Gambling, drinking, smoking ­ they’re all addictive. If bloggers are going to link to them, then perhaps they should be putting some sort of disclaimer at the bottom ­ something like “This post contains a link to a gambling website ­ here’s how to get some help if you feel like you have a problem” You don’t know who is going to be reading your blog, and while you might not think that a link in a post is going to be a problem for someone, you can’t say that for everyone.

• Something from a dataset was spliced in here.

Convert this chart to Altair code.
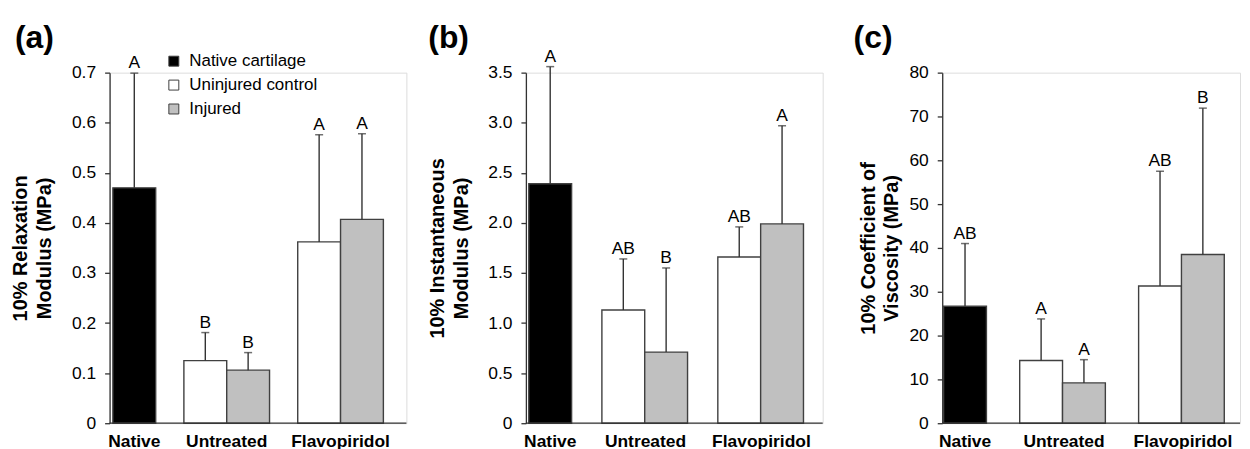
import altair as alt
import pandas as pd

FONT = "Liberation Sans"

groups = ["Native", "Untreated", "Untreated", "Flavopiridol", "Flavopiridol"]
series = ["Native cartilage", "Uninjured control", "Injured", "Uninjured control", "Injured"]

relax_mean = [0.470, 0.125, 0.106, 0.362, 0.407]
relax_upper = [0.699, 0.181, 0.141, 0.576, 0.578]
relax_letters = ["A", "B", "B", "A", "A"]

inst_mean = [2.39, 1.13, 0.71, 1.66, 1.99]
inst_upper = [3.56, 1.64, 1.55, 1.96, 2.97]
inst_letters = ["A", "AB", "B", "AB", "A"]

visc_mean = [26.7, 14.3, 9.2, 31.3, 38.5]
visc_upper = [41.0, 23.8, 14.5, 57.5, 71.9]
visc_letters = ["AB", "A", "A", "AB", "B"]

group_labels = ["Native", "Untreated", "Flavopiridol"]
series_names = ["Native cartilage", "Uninjured control", "Injured"]
series_colors = ["#000000", "#ffffff", "#c0c0c0"]

HEIGHT = 352
DARK = "#333333"


def panel(mean, upper, letters, tag, ytitle, ydomain, yticks, label_expr,
          title_pad, tag_x, width, start0, step, bw, show_legend):
    df = pd.DataFrame({"group": groups, "series": series, "mean": mean,
                       "upper": upper, "letter": letters})
    band = 2 * bw
    xscale = alt.Scale(domain=group_labels, range=[start0, start0 + 2 * step + band],
                       paddingInner=(step - band) / step, paddingOuter=0)
    x = alt.X("group:N", scale=xscale, axis=None)
    xo = alt.XOffset("slot:N", scale=alt.Scale(domain=["L", "R"], paddingInner=0, paddingOuter=0))
    axis_kw = dict(values=yticks, title=ytitle, titleFontSize=20, titleFontWeight="bold",
                   titleFont=FONT, titleColor="black", titleLineHeight=24,
                   titlePadding=title_pad, labelFontSize=17.5, labelFont=FONT,
                   labelColor="black", labelPadding=9, tickSize=5, tickColor=DARK,
                   tickWidth=1.3, domainColor=DARK, domainWidth=1.3, grid=False)
    if label_expr:
        axis_kw["labelExpr"] = label_expr
    y = alt.Y("mean:Q", scale=alt.Scale(domain=ydomain, nice=False, zero=True),
              axis=alt.Axis(**axis_kw))
    if show_legend:
        legend = alt.Legend(orient="none", legendX=56, legendY=-20, title=None,
                            symbolType="square", symbolSize=100,
                            symbolStrokeColor="#404040", symbolStrokeWidth=1,
                            labelFontSize=17, labelFont=FONT, labelColor="black",
                            rowPadding=6, labelOffset=7, padding=0)
    else:
        legend = None
    fill = alt.Fill("series:N", scale=alt.Scale(domain=series_names, range=series_colors),
                    legend=legend)

    base = alt.Chart(df).transform_calculate(
        slot="datum.series === 'Uninjured control' ? 'L' : 'R'")
    bars = base.mark_bar(stroke="#404040", strokeWidth=1.4).encode(
        x=x, xOffset=xo, y=y, fill=fill)
    err = base.mark_rule(color=DARK, strokeWidth=1.4).encode(
        x=x, xOffset=xo, y="mean:Q", y2="upper:Q")
    cap = base.mark_tick(color=DARK, thickness=1.5, size=8, orient="horizontal").encode(
        x=x, xOffset=xo, y="upper:Q")
    letters_layer = base.mark_text(fontSize=17.5, font=FONT, baseline="alphabetic", dy=-5,
                                   color="black").encode(
        x=x, xOffset=xo, y="upper:Q", text="letter:N")

    zero_rule = alt.Chart(pd.DataFrame({"zero": [0]})).mark_rule(
        color=DARK, strokeWidth=1.3).encode(
        y="zero:Q", x=alt.value(0), x2=alt.value(width))

    lab_df = pd.DataFrame({"group": group_labels})
    lab_style = dict(fontSize=17.5, font=FONT, fontWeight="bold", baseline="alphabetic",
                     color="black")
    lab_native = alt.Chart(lab_df).transform_filter("datum.group === 'Native'").transform_calculate(
        slot="'R'").mark_text(**lab_style).encode(
        x=x, xOffset=xo, y=alt.value(HEIGHT + 24), text="group:N")
    lab_other = alt.Chart(lab_df).transform_filter("datum.group !== 'Native'").mark_text(
        **lab_style).encode(x=x, y=alt.value(HEIGHT + 24), text="group:N")

    tag_layer = alt.Chart(pd.DataFrame({"tag": [tag]})).mark_text(
        fontSize=32, font=FONT, fontWeight="bold", align="left", baseline="alphabetic",
        color="black").encode(x=alt.value(tag_x), y=alt.value(-25), text="tag:N")

    return alt.layer(bars, err, cap, letters_layer, zero_rule, lab_native, lab_other,
                     tag_layer).properties(width=width, height=HEIGHT)


pa = panel(relax_mean, relax_upper, relax_letters, "(a)",
           ["10% Relaxation", "Modulus (MPa)"], [0, 0.7],
           [0, 0.1, 0.2, 0.3, 0.4, 0.5, 0.6, 0.7],
           "datum.value == 0 ? '0' : format(datum.value, '.1f')",
           17, -95, 298, -39.7, 114.3, 43, True)
pb = panel(inst_mean, inst_upper, inst_letters, "(b)",
           ["10% Instantaneous", "Modulus (MPa)"], [0, 3.5],
           [0, 0.5, 1.0, 1.5, 2.0, 2.5, 3.0, 3.5],
           "datum.value == 0 ? '0' : format(datum.value, '.1f')",
           16, -98, 298, -40.1, 116.4, 43.8, False)
pc = panel(visc_mean, visc_upper, visc_letters, "(c)",
           ["10% Coefficient of", "Viscosity (MPa)"], [0, 80],
           [0, 10, 20, 30, 40, 50, 60, 70, 80], None,
           7, -89, 299, -41.6, 119.4, 44.5, False)

chart = alt.hconcat(pa, pb, pc, spacing=120, bounds="flush").resolve_scale(
    fill="independent", x="independent", y="independent").properties(
    padding={"left": 2, "top": 12, "right": 0, "bottom": 0}
).configure_view(stroke=None).configure(background="white")

chart.save("out.html", embed_options={"renderer": "svg", "actions": False})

On the post that I wrote suggesting that bloggers included links to places that can help you with addictions, there was an anonymous comment left ­ I’m going to just read it out, because I think it’s important to take into consideration:

I have a mental illness that makes my impulse control virtually non­existent. I know full well that if I were to start gambling, I would not be able to stop.
I’m fully aware bloggers aren’t responsible for *my* – or anyone else’s but their own – health, but I also don’t think it’s that unfair for me to expect places I consider to be safe (beauty blogs and the like) to be… well, safe.
I cannot and will not support any blogger that actively promotes gambling in any fashion, whether they include ‘useful’ links, or hide them behind a ‘read more’ or not.
Fortunately there’s plenty more blogs that don’t promote gambling for me to read! ;)
I’m sure none of us want to lose readers ­ without readers, you’re not going to get offered sponsored posts!

Elizabeth also left a comment which is pretty close to how I feel ­ she said that ethics aside, these things just aren’t relevant to her blog. Is it really worth risking the integrity and reputation you’ve spent so long building up for the sake of £100? (And that’s being generous ­- last year I did a sponsored posts survey and it was surprising the amount of people who said they were charging less than £30.)

It would be nice if the people requesting these links in blog posts would be a bit more proactive in requesting links to charities and organisations for help but let’s face it ­ one of the reasons they advertise via blogs is probably to get round the restrictions they have advertising in other media forms.